The short-handed U.S. Supreme Court launched its new term Monday, with the legal arguments in its stately courtroom overshadowed by the harsh fight over President Donald Trump's nomination of Brett Kavanaugh for a lifetime job as a justice.
On the surface, it looked like business as usual for the high court, except that there were eight justices on the bench, not the usual nine, following the retirement of long-serving conservative Justice Anthony Kennedy, effective in July. Trump selected Kavanaugh to replace Kennedy, but the Senate confirmation process has been detoured as the FBI investigates sexual misconduct allegations against the nominee.
There was no mention of the ferocious confirmation battle as the justices heard arguments in two cases, kicking off a term running through June.
The difficulties facing the court now that it is — at least temporarily — evenly divided ideologically with four liberals and four conservatives were on full display in the first of the two cases. Kavanaugh's confirmation would restore and deepen conservative control of the court.
Property rights dispute
A 4-4 split is possible in the case, a property rights dispute brought by timber company Weyerhaeuser Co seeking to limit the U.S. government's power to designate private land as protected habitat for endangered species. The dispute focused on the dusky gopher frog, an amphibian protected under the federal Endangered Species Act.
Weyerhaeuser harvests timber on the Louisiana land in question and is backed in the case by business groups including the U.S. Chamber of Commerce. Weyerhaeuser challenged a lower court ruling upholding a 2012 U.S. Fish and Wildlife Service decision to include private land where the frog does not currently live as critical habitat, potentially putting restrictions on future development opportunities.
The case pitted property rights against federal conservation measures. The frog, found only in four locations in southern Mississippi, also previously inhabited Louisiana and Alabama.
While the liberal justices appeared sympathetic to the government's defense of the critical habitat designation, the conservatives seemed to lean toward the property owners.
"We know that habitat isn't just where a species lives. ... It's also where a species could live," liberal Justice Elena Kagan said.
Conservative Justice Samuel Alito said that although some people may not "shed tears for a big corporation" like Weyerhaeuser being forced to spend money to benefit frogs, the law would apply equally to a family farm.
A 4-4 ruling, as is possible in this case, leaves lower court decisions in place and sets no nationwide legal precedent.
If Kavanaugh is confirmed, the court could decide to rehear the case with a full complement of justices.
The second case involved the scope of a federal law that outlaws discrimination on the basis of age.
Firefighters John Guido and Dennis Rankin, who were 46 and 54 years old respectively at the time, were fired in 2009 from their jobs at the Mount Lemmon Fire District, near Tucson, Arizona. They were the district's oldest full-time employees.

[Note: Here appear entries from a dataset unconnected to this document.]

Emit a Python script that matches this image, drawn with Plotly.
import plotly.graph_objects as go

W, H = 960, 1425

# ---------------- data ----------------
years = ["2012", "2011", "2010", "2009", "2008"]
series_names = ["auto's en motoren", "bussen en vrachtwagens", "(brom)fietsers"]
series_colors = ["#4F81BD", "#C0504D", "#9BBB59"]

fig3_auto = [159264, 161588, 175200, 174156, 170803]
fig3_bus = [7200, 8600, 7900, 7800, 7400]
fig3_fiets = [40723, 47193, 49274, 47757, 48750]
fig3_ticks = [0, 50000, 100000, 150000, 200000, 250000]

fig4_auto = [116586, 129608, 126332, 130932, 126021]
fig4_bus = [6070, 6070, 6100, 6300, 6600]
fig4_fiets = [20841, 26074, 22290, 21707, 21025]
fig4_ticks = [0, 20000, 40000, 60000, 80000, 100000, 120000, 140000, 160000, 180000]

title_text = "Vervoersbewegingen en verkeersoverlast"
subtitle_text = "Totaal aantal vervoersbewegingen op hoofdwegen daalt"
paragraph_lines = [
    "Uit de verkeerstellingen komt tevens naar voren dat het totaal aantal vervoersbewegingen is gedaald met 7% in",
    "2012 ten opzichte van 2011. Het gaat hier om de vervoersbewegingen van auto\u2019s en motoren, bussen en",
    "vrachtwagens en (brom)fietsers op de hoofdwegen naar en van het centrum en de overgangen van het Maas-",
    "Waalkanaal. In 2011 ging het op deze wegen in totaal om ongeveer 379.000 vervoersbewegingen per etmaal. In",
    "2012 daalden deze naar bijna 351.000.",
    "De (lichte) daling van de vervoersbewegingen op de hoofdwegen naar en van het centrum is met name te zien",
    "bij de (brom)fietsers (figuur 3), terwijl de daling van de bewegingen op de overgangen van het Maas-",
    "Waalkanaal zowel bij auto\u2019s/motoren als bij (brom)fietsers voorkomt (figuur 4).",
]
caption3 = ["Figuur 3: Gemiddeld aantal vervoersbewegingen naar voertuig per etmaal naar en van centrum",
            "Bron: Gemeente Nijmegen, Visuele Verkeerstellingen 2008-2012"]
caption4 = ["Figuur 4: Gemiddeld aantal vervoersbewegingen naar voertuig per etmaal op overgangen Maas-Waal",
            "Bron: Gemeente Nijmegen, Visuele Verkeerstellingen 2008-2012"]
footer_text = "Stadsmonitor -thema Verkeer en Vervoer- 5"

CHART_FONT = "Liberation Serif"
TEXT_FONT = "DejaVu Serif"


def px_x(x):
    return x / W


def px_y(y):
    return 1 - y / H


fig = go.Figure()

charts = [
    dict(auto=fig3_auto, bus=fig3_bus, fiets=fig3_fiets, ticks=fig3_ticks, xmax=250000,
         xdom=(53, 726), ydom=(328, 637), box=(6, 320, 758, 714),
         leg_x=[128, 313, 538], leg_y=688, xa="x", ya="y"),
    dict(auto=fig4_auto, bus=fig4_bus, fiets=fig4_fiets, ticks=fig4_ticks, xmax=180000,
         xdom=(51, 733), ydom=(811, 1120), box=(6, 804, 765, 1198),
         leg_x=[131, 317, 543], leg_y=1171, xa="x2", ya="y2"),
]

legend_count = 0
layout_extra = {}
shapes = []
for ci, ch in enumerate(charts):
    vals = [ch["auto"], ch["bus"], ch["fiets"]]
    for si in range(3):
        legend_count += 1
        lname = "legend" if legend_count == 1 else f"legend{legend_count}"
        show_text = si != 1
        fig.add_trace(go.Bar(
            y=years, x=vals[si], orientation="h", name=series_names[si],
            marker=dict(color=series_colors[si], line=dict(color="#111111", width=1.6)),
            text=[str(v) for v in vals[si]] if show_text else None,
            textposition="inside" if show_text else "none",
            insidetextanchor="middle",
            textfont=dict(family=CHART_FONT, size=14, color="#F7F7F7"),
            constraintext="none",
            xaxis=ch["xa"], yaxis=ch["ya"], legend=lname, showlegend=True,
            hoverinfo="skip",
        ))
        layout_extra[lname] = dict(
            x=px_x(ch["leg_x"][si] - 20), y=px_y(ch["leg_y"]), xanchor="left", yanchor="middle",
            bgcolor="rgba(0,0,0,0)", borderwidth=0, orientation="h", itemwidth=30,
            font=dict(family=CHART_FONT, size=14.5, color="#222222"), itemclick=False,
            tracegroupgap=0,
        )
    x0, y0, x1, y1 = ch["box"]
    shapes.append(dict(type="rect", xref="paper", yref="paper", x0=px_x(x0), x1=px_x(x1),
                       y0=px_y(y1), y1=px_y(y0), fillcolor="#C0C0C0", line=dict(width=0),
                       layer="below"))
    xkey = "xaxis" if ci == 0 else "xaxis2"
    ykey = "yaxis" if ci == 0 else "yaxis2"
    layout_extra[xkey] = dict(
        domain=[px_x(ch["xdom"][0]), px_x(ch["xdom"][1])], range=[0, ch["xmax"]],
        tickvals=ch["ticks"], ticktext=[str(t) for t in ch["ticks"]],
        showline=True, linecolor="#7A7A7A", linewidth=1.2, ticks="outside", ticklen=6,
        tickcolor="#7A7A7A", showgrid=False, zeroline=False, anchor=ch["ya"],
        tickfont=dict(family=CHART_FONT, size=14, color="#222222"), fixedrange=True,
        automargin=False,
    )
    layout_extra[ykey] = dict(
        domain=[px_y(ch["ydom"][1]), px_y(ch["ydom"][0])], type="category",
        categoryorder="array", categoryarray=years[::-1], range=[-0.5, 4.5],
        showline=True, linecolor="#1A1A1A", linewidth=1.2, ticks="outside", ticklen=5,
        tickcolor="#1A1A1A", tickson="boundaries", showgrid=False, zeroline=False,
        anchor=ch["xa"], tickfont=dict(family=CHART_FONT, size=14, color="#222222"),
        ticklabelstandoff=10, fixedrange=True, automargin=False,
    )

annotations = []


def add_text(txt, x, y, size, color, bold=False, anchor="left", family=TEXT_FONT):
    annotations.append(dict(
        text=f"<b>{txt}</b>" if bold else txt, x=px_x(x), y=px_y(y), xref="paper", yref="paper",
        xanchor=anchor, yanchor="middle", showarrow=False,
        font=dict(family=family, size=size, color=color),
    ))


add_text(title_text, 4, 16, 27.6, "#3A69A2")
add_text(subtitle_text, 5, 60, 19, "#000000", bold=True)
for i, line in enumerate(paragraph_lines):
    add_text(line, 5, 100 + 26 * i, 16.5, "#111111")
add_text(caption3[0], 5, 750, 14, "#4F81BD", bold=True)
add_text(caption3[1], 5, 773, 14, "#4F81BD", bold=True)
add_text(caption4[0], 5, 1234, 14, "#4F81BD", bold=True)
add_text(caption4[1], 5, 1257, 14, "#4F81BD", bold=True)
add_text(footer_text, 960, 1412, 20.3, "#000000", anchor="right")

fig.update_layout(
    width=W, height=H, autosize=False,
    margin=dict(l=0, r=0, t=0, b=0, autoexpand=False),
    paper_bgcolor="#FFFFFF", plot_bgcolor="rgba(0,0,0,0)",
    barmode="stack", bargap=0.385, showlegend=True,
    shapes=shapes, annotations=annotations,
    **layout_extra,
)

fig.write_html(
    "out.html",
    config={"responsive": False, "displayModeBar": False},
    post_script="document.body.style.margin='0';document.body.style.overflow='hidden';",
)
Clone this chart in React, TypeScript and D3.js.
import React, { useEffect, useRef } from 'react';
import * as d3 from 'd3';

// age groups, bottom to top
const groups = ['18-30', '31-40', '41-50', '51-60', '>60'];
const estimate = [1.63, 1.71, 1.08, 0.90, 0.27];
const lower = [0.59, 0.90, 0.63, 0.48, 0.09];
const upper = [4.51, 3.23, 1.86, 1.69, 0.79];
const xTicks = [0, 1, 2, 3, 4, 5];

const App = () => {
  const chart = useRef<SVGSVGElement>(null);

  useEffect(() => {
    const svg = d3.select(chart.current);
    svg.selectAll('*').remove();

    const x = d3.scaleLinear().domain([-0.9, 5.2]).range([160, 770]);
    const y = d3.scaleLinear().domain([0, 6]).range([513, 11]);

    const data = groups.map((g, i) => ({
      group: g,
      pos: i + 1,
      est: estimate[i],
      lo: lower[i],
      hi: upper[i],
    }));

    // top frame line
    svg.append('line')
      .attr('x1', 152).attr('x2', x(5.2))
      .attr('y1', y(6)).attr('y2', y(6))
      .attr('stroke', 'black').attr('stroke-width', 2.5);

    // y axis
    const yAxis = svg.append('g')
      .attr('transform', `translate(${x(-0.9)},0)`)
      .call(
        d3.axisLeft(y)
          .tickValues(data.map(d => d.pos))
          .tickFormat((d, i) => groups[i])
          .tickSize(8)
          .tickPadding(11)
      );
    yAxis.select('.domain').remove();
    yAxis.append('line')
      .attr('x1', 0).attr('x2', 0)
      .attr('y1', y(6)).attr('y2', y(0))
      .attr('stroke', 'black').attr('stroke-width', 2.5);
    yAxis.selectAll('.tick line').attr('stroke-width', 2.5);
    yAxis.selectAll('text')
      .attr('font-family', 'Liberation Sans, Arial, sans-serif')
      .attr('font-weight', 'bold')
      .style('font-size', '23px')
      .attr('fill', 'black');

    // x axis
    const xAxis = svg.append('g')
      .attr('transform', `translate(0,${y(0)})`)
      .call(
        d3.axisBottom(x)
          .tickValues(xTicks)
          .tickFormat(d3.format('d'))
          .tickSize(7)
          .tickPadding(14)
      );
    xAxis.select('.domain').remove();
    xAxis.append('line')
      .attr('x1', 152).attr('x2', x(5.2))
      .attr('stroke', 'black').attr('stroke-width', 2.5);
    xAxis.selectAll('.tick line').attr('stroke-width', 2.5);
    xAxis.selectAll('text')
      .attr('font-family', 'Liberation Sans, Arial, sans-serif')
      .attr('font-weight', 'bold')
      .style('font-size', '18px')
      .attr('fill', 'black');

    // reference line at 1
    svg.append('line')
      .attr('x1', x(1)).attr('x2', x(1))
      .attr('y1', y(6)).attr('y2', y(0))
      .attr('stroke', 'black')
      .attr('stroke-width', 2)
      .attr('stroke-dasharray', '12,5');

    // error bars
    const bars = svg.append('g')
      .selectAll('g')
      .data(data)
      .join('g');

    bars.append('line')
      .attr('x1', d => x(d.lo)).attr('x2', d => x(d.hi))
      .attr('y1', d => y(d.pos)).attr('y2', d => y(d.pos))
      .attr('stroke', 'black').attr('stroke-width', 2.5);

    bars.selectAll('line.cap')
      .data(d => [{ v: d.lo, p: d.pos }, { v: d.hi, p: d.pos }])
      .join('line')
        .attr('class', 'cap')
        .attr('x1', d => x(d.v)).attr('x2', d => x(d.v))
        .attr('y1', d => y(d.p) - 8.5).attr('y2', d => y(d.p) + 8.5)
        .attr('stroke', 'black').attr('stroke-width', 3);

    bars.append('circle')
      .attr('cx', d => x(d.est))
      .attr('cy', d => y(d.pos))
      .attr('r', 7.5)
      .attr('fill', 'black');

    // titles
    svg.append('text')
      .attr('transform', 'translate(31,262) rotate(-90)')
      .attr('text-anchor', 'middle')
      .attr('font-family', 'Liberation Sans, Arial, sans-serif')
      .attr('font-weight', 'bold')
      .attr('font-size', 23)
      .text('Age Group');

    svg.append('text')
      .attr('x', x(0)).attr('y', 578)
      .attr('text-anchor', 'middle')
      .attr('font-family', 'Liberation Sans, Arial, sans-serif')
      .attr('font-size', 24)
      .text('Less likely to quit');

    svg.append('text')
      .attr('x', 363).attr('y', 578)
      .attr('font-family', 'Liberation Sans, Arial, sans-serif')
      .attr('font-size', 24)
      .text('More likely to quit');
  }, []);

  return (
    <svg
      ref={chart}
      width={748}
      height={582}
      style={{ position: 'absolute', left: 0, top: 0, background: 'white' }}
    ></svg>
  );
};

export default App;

Guido and Rankin sued, saying the fire district had violated the Age Discrimination in Employment Act. The dispute centers on whether that law applies to state and local government entities regardless of size, or whether those with fewer than 20 employers like this one are exempt, as private employers are.
Most of the justices on Monday seemed inclined to uphold a lower court ruling in favor of the firefighters.
Chief Justice John Roberts began the day's proceedings by congratulating Justice Ruth Bader Ginsburg, at age 85 the oldest of the justices, for her "distinguished service" during a quarter century on the court.
Before hearing their first arguments, the justices issued a list of cases they were accepting and rejecting. Among them, they rejected Bill Cosby's bid to avoid a defamation lawsuit brought by a well-known former model, Janice Dickinson, who said the comedian sought to destroy her reputation after she publicly accused him of rape.
Trump nominated conservative federal appeals court judge Kavanaugh in July. The FBI investigation, ordered by Trump on Friday under pressure from moderates in his own party, is due to last no more than a week.
Trump on Monday said he wanted the FBI investigation to be comprehensive, but quick, and not a "witch hunt."